-- Information provided start --
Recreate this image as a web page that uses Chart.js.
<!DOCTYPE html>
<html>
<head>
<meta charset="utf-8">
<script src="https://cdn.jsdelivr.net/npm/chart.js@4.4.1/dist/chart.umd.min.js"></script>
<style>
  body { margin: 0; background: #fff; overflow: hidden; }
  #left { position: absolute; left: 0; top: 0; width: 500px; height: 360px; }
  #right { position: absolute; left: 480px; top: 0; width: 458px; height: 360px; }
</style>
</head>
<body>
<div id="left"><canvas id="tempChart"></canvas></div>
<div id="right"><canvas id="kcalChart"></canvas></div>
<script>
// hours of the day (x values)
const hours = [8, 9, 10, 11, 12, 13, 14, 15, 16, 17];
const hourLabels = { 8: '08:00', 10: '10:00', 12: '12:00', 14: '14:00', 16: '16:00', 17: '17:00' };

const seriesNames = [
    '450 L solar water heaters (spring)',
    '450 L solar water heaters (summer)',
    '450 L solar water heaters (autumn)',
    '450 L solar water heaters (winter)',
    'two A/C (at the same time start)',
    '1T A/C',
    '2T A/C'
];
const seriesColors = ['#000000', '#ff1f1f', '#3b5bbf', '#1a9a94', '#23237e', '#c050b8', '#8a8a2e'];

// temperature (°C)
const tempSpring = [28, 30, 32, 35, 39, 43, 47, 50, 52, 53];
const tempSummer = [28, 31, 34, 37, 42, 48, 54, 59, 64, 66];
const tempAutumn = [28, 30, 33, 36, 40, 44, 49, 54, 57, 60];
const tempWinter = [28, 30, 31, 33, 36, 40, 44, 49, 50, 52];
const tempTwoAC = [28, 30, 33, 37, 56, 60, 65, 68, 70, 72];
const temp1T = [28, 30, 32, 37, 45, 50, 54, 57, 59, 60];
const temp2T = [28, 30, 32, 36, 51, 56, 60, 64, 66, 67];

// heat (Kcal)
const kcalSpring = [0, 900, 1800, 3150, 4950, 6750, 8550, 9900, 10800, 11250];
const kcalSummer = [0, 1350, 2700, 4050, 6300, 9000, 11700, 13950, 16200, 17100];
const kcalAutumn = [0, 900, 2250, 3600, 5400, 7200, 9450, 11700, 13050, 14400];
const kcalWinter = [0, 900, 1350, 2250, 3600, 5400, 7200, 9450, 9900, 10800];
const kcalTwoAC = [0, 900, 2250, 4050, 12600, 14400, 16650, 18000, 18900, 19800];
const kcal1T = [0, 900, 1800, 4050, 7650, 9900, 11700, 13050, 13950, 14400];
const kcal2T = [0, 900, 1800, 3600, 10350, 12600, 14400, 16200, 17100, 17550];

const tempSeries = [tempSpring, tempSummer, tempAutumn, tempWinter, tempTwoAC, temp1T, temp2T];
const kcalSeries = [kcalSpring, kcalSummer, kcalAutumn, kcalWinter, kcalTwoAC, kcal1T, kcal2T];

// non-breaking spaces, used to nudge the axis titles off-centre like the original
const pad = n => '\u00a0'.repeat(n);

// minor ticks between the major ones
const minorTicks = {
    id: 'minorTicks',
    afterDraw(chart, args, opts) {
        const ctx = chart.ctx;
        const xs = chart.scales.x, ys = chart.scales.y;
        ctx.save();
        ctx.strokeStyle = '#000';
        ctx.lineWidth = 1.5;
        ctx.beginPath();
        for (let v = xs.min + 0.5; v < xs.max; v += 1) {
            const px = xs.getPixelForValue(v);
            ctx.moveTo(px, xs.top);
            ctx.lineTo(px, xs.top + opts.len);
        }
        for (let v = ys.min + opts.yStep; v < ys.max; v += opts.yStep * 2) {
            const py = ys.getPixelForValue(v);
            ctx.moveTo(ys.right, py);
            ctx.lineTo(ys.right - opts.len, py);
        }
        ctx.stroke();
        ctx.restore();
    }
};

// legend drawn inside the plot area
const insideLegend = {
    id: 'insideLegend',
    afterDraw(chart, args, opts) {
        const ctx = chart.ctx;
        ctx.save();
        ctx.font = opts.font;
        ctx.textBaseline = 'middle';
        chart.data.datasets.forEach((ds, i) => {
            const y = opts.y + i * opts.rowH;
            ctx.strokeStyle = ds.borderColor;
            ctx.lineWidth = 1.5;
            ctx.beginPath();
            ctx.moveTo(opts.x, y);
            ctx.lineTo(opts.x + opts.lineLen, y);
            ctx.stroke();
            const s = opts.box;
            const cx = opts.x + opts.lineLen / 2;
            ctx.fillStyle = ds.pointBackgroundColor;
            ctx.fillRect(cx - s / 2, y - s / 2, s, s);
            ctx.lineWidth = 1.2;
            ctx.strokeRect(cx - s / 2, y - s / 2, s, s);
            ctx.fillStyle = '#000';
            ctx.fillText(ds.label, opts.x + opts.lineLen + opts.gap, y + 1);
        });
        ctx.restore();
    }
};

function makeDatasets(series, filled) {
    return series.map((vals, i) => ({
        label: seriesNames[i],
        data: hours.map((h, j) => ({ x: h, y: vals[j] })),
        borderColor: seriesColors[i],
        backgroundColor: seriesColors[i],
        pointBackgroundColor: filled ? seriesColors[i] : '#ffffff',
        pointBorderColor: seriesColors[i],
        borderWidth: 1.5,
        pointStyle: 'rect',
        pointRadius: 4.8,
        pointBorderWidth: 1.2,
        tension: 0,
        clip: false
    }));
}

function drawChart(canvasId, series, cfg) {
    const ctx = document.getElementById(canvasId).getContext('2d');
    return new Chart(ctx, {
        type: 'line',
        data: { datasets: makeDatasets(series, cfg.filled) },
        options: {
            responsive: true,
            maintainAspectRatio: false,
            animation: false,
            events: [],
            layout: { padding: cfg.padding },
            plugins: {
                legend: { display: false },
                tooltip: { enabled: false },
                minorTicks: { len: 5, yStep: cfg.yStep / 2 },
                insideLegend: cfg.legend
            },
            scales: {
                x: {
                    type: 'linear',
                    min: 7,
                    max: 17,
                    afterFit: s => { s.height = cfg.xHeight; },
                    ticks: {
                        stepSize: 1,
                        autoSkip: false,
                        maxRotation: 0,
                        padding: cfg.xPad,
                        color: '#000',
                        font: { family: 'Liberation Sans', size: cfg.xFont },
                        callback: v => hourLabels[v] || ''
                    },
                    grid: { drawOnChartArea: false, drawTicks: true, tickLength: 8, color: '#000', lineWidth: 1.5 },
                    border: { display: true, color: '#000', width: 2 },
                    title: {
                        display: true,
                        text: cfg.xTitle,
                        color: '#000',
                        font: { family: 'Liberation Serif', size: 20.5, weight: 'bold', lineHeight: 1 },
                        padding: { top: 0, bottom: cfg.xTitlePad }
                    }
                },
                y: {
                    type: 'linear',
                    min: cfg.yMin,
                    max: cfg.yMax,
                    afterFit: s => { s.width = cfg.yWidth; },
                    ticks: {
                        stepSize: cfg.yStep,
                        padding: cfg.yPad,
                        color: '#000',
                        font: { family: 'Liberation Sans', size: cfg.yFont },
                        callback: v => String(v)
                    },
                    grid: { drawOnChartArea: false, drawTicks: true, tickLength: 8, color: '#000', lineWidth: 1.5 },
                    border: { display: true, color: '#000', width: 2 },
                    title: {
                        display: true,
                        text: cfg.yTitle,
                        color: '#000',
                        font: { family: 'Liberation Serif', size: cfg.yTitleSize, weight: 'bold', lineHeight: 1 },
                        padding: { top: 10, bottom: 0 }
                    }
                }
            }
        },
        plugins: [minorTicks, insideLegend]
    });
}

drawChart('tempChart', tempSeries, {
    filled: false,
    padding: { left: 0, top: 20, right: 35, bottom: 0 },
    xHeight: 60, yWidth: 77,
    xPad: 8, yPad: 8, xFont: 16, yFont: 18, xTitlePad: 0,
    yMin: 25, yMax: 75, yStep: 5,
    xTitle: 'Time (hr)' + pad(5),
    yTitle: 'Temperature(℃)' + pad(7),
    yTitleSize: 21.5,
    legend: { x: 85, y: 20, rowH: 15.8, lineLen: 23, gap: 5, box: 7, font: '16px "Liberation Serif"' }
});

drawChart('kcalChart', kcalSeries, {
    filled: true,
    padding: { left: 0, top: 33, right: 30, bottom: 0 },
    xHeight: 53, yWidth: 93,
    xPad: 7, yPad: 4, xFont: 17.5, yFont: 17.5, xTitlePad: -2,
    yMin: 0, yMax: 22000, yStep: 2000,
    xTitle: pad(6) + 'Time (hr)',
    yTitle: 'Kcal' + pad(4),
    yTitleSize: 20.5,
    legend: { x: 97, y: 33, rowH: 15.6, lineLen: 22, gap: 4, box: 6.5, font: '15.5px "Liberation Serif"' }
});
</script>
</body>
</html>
-- Information provided end --
## To be done
Include the first line, the line containing "16: '16:00', 17: '17:00'", and every line between them, copied exactly from the material above; output no other line.

## Problem solution
Recreate this image as a web page that uses Chart.js.
<!DOCTYPE html>
<html>
<head>
<meta charset="utf-8">
<script src="https://cdn.jsdelivr.net/npm/chart.js@4.4.1/dist/chart.umd.min.js"></script>
<style>
  body { margin: 0; background: #fff; overflow: hidden; }
  #left { position: absolute; left: 0; top: 0; width: 500px; height: 360px; }
  #right { position: absolute; left: 480px; top: 0; width: 458px; height: 360px; }
</style>
</head>
<body>
<div id="left"><canvas id="tempChart"></canvas></div>
<div id="right"><canvas id="kcalChart"></canvas></div>
<script>
// hours of the day (x values)
const hours = [8, 9, 10, 11, 12, 13, 14, 15, 16, 17];
const hourLabels = { 8: '08:00', 10: '10:00', 12: '12:00', 14: '14:00', 16: '16:00', 17: '17:00' };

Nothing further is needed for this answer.